Can we write Bach’s music as functions? Yes

Johann Sebastian Bach’s Musical Offerings contains ten canons: in each of these, a musical line is played twice (four times in canon 10) and the second version is transformed by shift in time and/or pitch or is played upside-down or backwards. All of these transformations can be exemplified by elementary functions, as Tony Phillips from AMS thoroughly illustrates.

In fact, in mathematical terms, the canon is a periodic function, where, for example, f is the first voice and g is the second, we will have g(t)=f(t-x), with t indicating the numbers of measures and x the interval difference between g and t.

Canon 5, described as per tonos is g(t) = f(t-1) + H where H indicates that the pitch has shifted by a perfect fifth.

Bach described Canon 3 had to be executed “per motum contrarium”. Canon 3 is g(t) = -f(t-0.5) + K.

Canon 4 is to be played, as Bach notated, per augmentationem contrario motu.

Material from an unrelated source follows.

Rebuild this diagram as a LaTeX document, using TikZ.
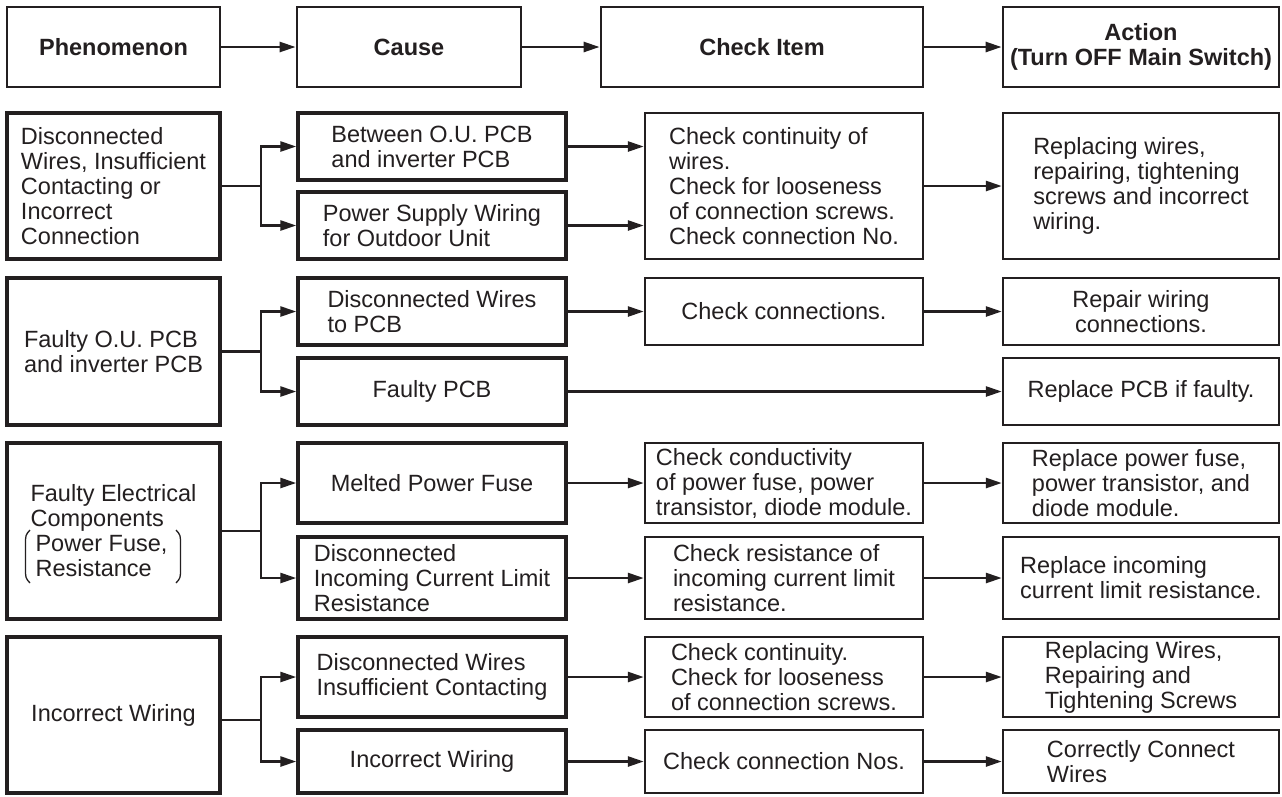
\documentclass[tikz,border=0pt]{standalone}
\usepackage{fontspec}
\setmainfont{Liberation Sans}
\usetikzlibrary{arrows.meta,calc}
\definecolor{ink}{HTML}{231F20}
\begin{document}
\begin{tikzpicture}[x=1pt,y=-1pt,
  every node/.style={font=\fontsize{23.5}{25}\selectfont, text=ink},
  basebox/.style={draw=ink, rectangle, inner sep=0pt, align=left},
  hdr/.style={basebox, line width=2.8pt, minimum height=80pt, align=center,
              font=\fontsize{23.5}{25}\selectfont\bfseries},
  phen/.style={basebox, line width=3.4pt, minimum width=213pt},
  cause/.style={basebox, line width=3.4pt, minimum width=268pt},
  check/.style={basebox, line width=2.4pt, minimum width=278pt},
  act/.style={basebox, line width=2.4pt, minimum width=276pt},
  link/.style={draw=ink, line width=2.6pt},
  arr/.style={link, -{Triangle[length=16pt,width=10pt]}},
]
\useasboundingbox (0,0) rectangle (1282,796);
\fill[white] (0,0) rectangle (1282,796);

% column headings
\node[hdr, minimum width=213pt] (hP) at (113.5,47) {Phenomenon};
\node[hdr, minimum width=224pt] (hC) at (409,47) {Cause};
\node[hdr, minimum width=322pt] (hK) at (762,47) {Check Item};
\node[hdr, minimum width=276pt] (hA) at (1141,47) {Action\\(Turn OFF Main Switch)};
\draw[arr] (hP.east) -- (hC.west);
\draw[arr] (hC.east) -- (hK.west);
\draw[arr] (hK.east) -- (hA.west);

% row 1: wiring and connections
\node[phen, minimum height=146pt] (p1) at (113.5,186) {Disconnected\\Wires, Insufficient\\Contacting or\\Incorrect\\Connection};
\node[cause, minimum height=67pt] (c1a) at (432,146.5) {Between O.U. PCB\\and inverter PCB};
\node[cause, minimum height=67pt] (c1b) at (432,225.5) {Power Supply Wiring\\for Outdoor Unit};
\node[check, minimum height=146pt] (k1) at (784,186) {Check continuity of\\wires.\\Check for looseness\\of connection screws.\\Check connection No.};
\node[act, minimum height=146pt] (a1) at (1141,186) {Replacing wires,\\repairing, tightening\\screws and incorrect\\wiring.};

% row 2: printed circuit boards
\node[phen, minimum height=147pt] (p2) at (113.5,351.5) {Faulty O.U. PCB\\and inverter PCB};
\node[cause, minimum height=67pt] (c2a) at (432,311.5) {Disconnected Wires\\to PCB};
\node[cause, minimum height=67pt, align=center] (c2b) at (432,391.5) {Faulty PCB};
\node[check, minimum height=67pt] (k2) at (784,311.5) {Check connections.};
\node[act, minimum height=67pt, align=center] (a2a) at (1141,311.5) {Repair wiring\\connections.};
\node[act, minimum height=67pt] (a2b) at (1141,391.5) {Replace PCB if faulty.};

% row 3: electrical components
\node[phen, minimum height=176pt] (p3) at (113.5,531) {Faulty Electrical\\Components\\\hspace*{5pt}Power Fuse,\\\hspace*{5pt}Resistance};
\node[cause, minimum height=80pt] (c3a) at (432,483) {Melted Power Fuse};
\node[cause, minimum height=82pt] (c3b) at (432,578) {Disconnected\\Incoming Current Limit\\Resistance};
\node[check, minimum height=80pt] (k3a) at (784,483) {Check conductivity\\of power fuse, power\\transistor, diode module.};
\node[check, minimum height=82pt] (k3b) at (784,578) {Check resistance of\\incoming current limit\\resistance.};
\node[act, minimum height=80pt] (a3a) at (1141,483) {Replace power fuse,\\power transistor, and\\diode module.};
\node[act, minimum height=82pt] (a3b) at (1141,578) {Replace incoming\\current limit resistance.};
% brackets round the component list
\draw[ink, line width=1.3pt] (30,530) .. controls (25.5,535) .. (25.5,545) -- (25.5,568) .. controls (25.5,578) .. (30,583);
\draw[ink, line width=1.3pt] (176,530) .. controls (180.5,535) .. (180.5,545) -- (180.5,568) .. controls (180.5,578) .. (176,583);

% row 4: wiring mistakes
\node[phen, minimum height=156pt] (p4) at (113.5,715) {Incorrect Wiring};
\node[cause, minimum height=80pt] (c4a) at (432,677) {Disconnected Wires\\Insufficient Contacting};
\node[cause, minimum height=63pt, align=center] (c4b) at (432,761.5) {Incorrect Wiring};
\node[check, minimum height=80pt] (k4a) at (784,677) {Check continuity.\\Check for looseness\\of connection screws.};
\node[check, minimum height=63pt] (k4b) at (784,761.5) {Check connection Nos.};
\node[act, minimum height=80pt] (a4a) at (1141,677) {Replacing Wires,\\Repairing and\\Tightening Screws};
\node[act, minimum height=63pt] (a4b) at (1141,761.5) {Correctly Connect\\Wires};

% branch points
\coordinate (b1) at (261,186);
\coordinate (b2) at (261,351.5);
\coordinate (b3) at (261,531);
\coordinate (b4) at (261,720);

\draw[link] (p1.east) -- (b1);
\draw[arr] (b1) |- (c1a.west);
\draw[arr] (b1) |- (c1b.west);
\draw[link] (p2.east) -- (b2);
\draw[arr] (b2) |- (c2a.west);
\draw[arr] (b2) |- (c2b.west);
\draw[link] (p3.east) -- (b3);
\draw[arr] (b3) |- (c3a.west);
\draw[arr] (b3) |- (c3b.west);
\draw[link] (b4 -| p4.east) -- (b4);
\draw[arr] (b4) |- (c4a.west);
\draw[arr] (b4) |- (c4b.west);

% cause -> check -> action
\draw[arr] (c1a.east) -- (c1a.east -| k1.west);
\draw[arr] (c1b.east) -- (c1b.east -| k1.west);
\draw[arr] (k1.east) -- (a1.west);
\draw[arr] (c2a.east) -- (k2.west);
\draw[arr] (k2.east) -- (a2a.west);
\draw[arr] (c2b.east) -- (a2b.west);
\draw[arr] (c3a.east) -- (k3a.west);
\draw[arr] (k3a.east) -- (a3a.west);
\draw[arr] (c3b.east) -- (k3b.west);
\draw[arr] (k3b.east) -- (a3b.west);
\draw[arr] (c4a.east) -- (k4a.west);
\draw[arr] (k4a.east) -- (a4a.west);
\draw[arr] (c4b.east) -- (k4b.west);
\draw[arr] (k4b.east) -- (a4b.west);
\end{tikzpicture}
\end{document}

Each note in voice 2 has double the value it had in voice 1. Voice 2 moves with “half the speed” of voice 1. Fun fact: both canon 3 and 4 present an upside-down second clef. Canon 4 is g(t) = -f((t-0.5)/2) + L.

Canon 1, the most peculiar, is described as cancrizans (lit. “crabwise”), which means that voice 2 plays the score of voice 1 backwards. This canon is 18 measures long (8.5 bars of royal theme, 9.5 bars of counterpoint) and both voices start simultaneously.